Equatorial Pacific zonal velocity at 1,000 dbar and vertical isotherm displacements from 0–2,000 dbar are analyzed using Argo data through February 2018. In agreement with previous studies, the mean 1,000‐dbar zonal velocity is characterized by alternating eastward and westward jets of amplitude 5–10 cm/s. Similarly, the seasonal cycle is dominated by an annual Rossby wave that is apparent in annual harmonic fits to both the isotherm displacement and velocity fields. Residual (mean, annual, and semiannual harmonics removed) zonal velocity and isotherm displacements are analyzed using Complex Empirical Orthogonal Functions (CEOFs) and their Principal Components. For the analysis at 1,000 dbar, the first velocity CEOF accounts for 28% of the variance and the first isotherm displacement CEOF 24%. Spatial patterns of the lead CEOFs are broadly consistent with Rossby waves, but only isotherm displacement CEOF1 can be clearly linked to known physical processes in the equatorial Pacific. This is true of the isotherm displacement CEOF1s across pressure surfaces, despite being estimated independently on each one. The Principal Component of isotherm displacement CEOF1 at 1,000 dbar is well correlated (r = –0.65) with the Niño3.4 index at a 12‐month lag, suggesting that El Niño signals propagate deep into the equatorial Pacific Ocean. The 3‐D structure of the isotherm displacement CEOF1s suggests that the deep isotherm displacement signals are consistent with a vertically propagating Rossby wave of vertical mode 3–4.

Plain Language Summary. The tropical Pacific Ocean is an important region for Earth's climate. It features a complex set of currents that exist at different depths and vary on a range of timescales from months to decades. The variations of these currents are influenced by planetary (Rossby) wave signals that travel both zonally and vertically along the equator.
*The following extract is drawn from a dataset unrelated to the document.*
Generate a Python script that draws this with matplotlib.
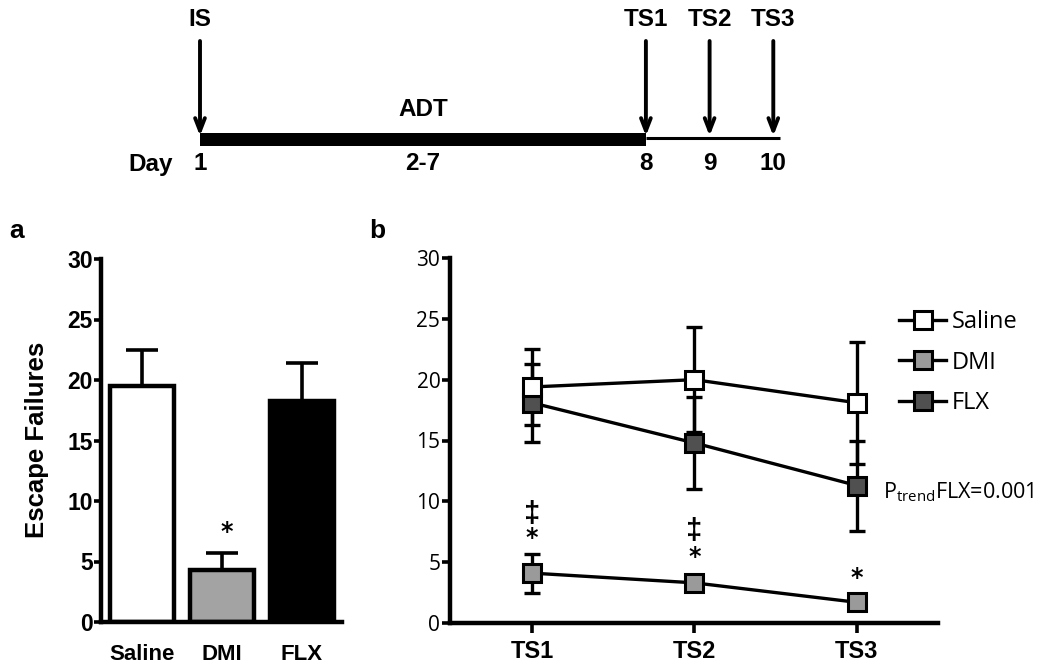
import matplotlib
matplotlib.use('Agg')
import matplotlib.pyplot as plt
from matplotlib.lines import Line2D

W, H = 1050, 671

# ---------------- data ----------------
# timeline
event_labels = ['IS', 'TS1', 'TS2', 'TS3']
event_days = [1, 8, 9, 10]
day_tick_labels = ['1', '2-7', '8', '9', '10']
day_tick_pos = [1, 4.5, 8, 9, 10]
adt_start, adt_end, last_day = 1, 8, 10

# panel a
groups = ['Saline', 'DMI', 'FLX']
bar_means = [19.5, 4.3, 18.3]
bar_sem = [3.0, 1.4, 3.1]
bar_colors = ['white', '#a3a3a3', 'black']

# panel b
sessions = ['TS1', 'TS2', 'TS3']
saline_mean = [19.4, 20.0, 18.1]
saline_err = [3.1, 4.3, 5.0]
dmi_mean = [4.1, 3.3, 1.7]
dmi_err = [1.6, 0.6, 0.4]
flx_mean = [18.1, 14.8, 11.3]
flx_err = [3.2, 3.8, 3.7]
dagger_y = [9.0, 7.6, None]
star_y = [7.0, 5.4, 3.7]

yticks = [0, 5, 10, 15, 20, 25, 30]

BOLD = ['Liberation Sans', 'DejaVu Sans']
NARROW = ['Liberation Sans Narrow', 'Liberation Sans', 'DejaVu Sans']
REG = ['Open Sans', 'DejaVu Sans']

plt.rcParams['mathtext.fontset'] = 'custom'
plt.rcParams['mathtext.rm'] = 'Open Sans'

fig = plt.figure(figsize=(W / 100, H / 100), dpi=100)


def fx(px):
    return px / W


def fy(py):
    return 1 - py / H


# ---------------- timeline ----------------
axt = fig.add_axes([0, fy(200), 1, 200 / H])
px_per_day = 63.7
axt.set_xlim(1 - 200 / px_per_day, 1 + 850 / px_per_day)
axt.set_ylim(200, 0)
axt.axis('off')
axt.fill_between([adt_start, adt_end], 133, 146, color='black', lw=0)
axt.plot([adt_end, last_day + 0.1], [137.5, 137.5], color='black', lw=2.2,
         solid_capstyle='butt')
for lab, d in zip(event_labels, event_days):
    axt.annotate('', xy=(d, 136), xytext=(d, 41),
                 arrowprops=dict(arrowstyle='->,head_length=0.9,head_width=0.35',
                                 lw=2.8, color='black', shrinkA=0, shrinkB=0))
    axt.text(d, 20, lab, ha='center', va='center', fontsize=17.5,
             fontweight='bold', family=BOLD)
for lab, d in zip(day_tick_labels, day_tick_pos):
    axt.text(d, 164, lab, ha='center', va='center', fontsize=17.5,
             fontweight='bold', family=BOLD)
axt.text(1 - 27 / px_per_day, 164, 'Day', ha='right', va='center',
         fontsize=17.5, fontweight='bold', family=BOLD)
axt.text(4.5, 110, 'ADT', ha='center', va='center', fontsize=17.5,
         fontweight='bold', family=BOLD)

# ---------------- panel a ----------------
a_left, a_right, a_bot, a_top = 101, 342, 622, 259
axa = fig.add_axes([fx(a_left), fy(a_bot), (a_right - a_left) / W,
                    (a_bot - a_top) / H])
xa = list(range(len(groups)))
axa.bar(xa, bar_means, width=0.8, color=bar_colors, edgecolor='black',
        linewidth=3.2, zorder=2)
axa.errorbar(xa, bar_means, yerr=[[0] * 3, bar_sem], fmt='none',
             ecolor='black', elinewidth=2.6, capsize=11.5, capthick=2.6,
             zorder=1)
axa.set_xlim(-0.51, 2.5)
axa.set_ylim(0, 30)
axa.set_yticks(yticks)
axa.set_yticklabels([str(t) for t in yticks], fontsize=16.5, fontweight='bold',
                    family=BOLD)
axa.set_xticks(xa)
axa.set_xticklabels(groups, fontsize=16, fontweight='bold', family=NARROW)
axa.tick_params(axis='x', length=0, pad=16)
axa.tick_params(axis='y', length=5, width=2.6, pad=1)
for s in ['top', 'right']:
    axa.spines[s].set_visible(False)
for s in ['left', 'bottom']:
    axa.spines[s].set_linewidth(3.2)
axa.text(1.06, 7.4, '*', ha='center', va='center', fontsize=17,
         fontweight='bold', family=['DejaVu Sans'])
fig.text(fx(37), fy(440), 'Escape Failures', rotation=90, ha='center',
         va='center', fontsize=18.5, fontweight='bold', family=BOLD)
fig.text(fx(17), fy(231), 'a', ha='center', va='center', fontsize=19,
         fontweight='bold', family=BOLD)

# ---------------- panel b ----------------
b_left, b_right, b_bot, b_top = 450, 938, 623, 258
axb = fig.add_axes([fx(b_left), fy(b_bot), (b_right - b_left) / W,
                    (b_bot - b_top) / H])
xb = list(range(len(sessions)))
series = [
    ('Saline', saline_mean, saline_err, 'white'),
    ('DMI', dmi_mean, dmi_err, '#9a9a9a'),
    ('FLX', flx_mean, flx_err, '#505050'),
]
handles = []
for z, (name, m, e, fc) in enumerate(series):
    axb.errorbar(xb, m, yerr=e, fmt='none', ecolor='black', elinewidth=2.4,
                 capsize=5.5, capthick=2.4, zorder=2 + z)
for z, (name, m, e, fc) in enumerate(series):
    axb.plot(xb, m, color='black', lw=2.4, zorder=5)
for z, (name, m, e, fc) in enumerate(series):
    axb.plot(xb, m, ls='none', marker='s', markersize=13, markerfacecolor=fc,
             markeredgecolor='black', markeredgewidth=2.2, zorder=8 - z)
    handles.append(Line2D([], [], color='black', lw=2.4, marker='s',
                          markersize=13, markerfacecolor=fc,
                          markeredgecolor='black', markeredgewidth=2.2,
                          label=name))
axb.set_xlim(-0.505, 2.5)
axb.set_ylim(0, 30)
axb.set_yticks(yticks)
axb.set_yticklabels([str(t) for t in yticks], fontsize=15, family=REG)
axb.set_xticks(xb)
axb.set_xticklabels(sessions, fontsize=17, fontweight='bold', family=NARROW)
axb.tick_params(axis='x', length=7, width=2.6, pad=5)
axb.tick_params(axis='y', length=6, width=2.6, pad=1)
for s in ['top', 'right']:
    axb.spines[s].set_visible(False)
for s in ['left', 'bottom']:
    axb.spines[s].set_linewidth(3.2)
for i in xb:
    if dagger_y[i] is not None:
        axb.text(i, dagger_y[i], '\u2021', ha='center', va='center',
                 fontsize=21, fontweight='bold', family=BOLD)
    axb.text(i, star_y[i], '*', ha='center', va='center', fontsize=17,
             fontweight='bold', family=['DejaVu Sans'])

leg = fig.legend(handles=handles, loc='upper left',
                 bbox_to_anchor=(fx(899), fy(310)), frameon=False,
                 prop={'family': REG, 'size': 17}, handlelength=2.0,
                 handletextpad=0.25, labelspacing=0.7, borderpad=0,
                 borderaxespad=0)
fig.text(fx(883), fy(492), r'P$_{\mathregular{trend}}$FLX=0.001', ha='left',
         va='center', fontsize=15.5, family=REG)
fig.text(fx(377), fy(231), 'b', ha='center', va='center', fontsize=19,
         fontweight='bold', family=BOLD)

fig.savefig('out.png', dpi=100)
While it is well known that Rossby waves modulate these currents on yearly timescales, the data to observe deep current variability at longer timescales have only recently become available from the global array of Argo floats. Here we analyze velocities and isotherm displacements (vertical movements of constant temperature surfaces) from Argo float data to investigate their variations over timescales longer than a year. Using a statistical technique to find the most energetic large spatial scale and long‐timescale propagating signals in these data, we demonstrate that deep isotherm displacements are highly correlated with the El Niño‐Southern Oscillation (ENSO) across a large range of pressures but find that the velocities at 1,000 dbar are not. This mismatch is puzzling, but it may be due to the short record length and relatively small data set for velocity compared to the timescales of the examined velocity variations.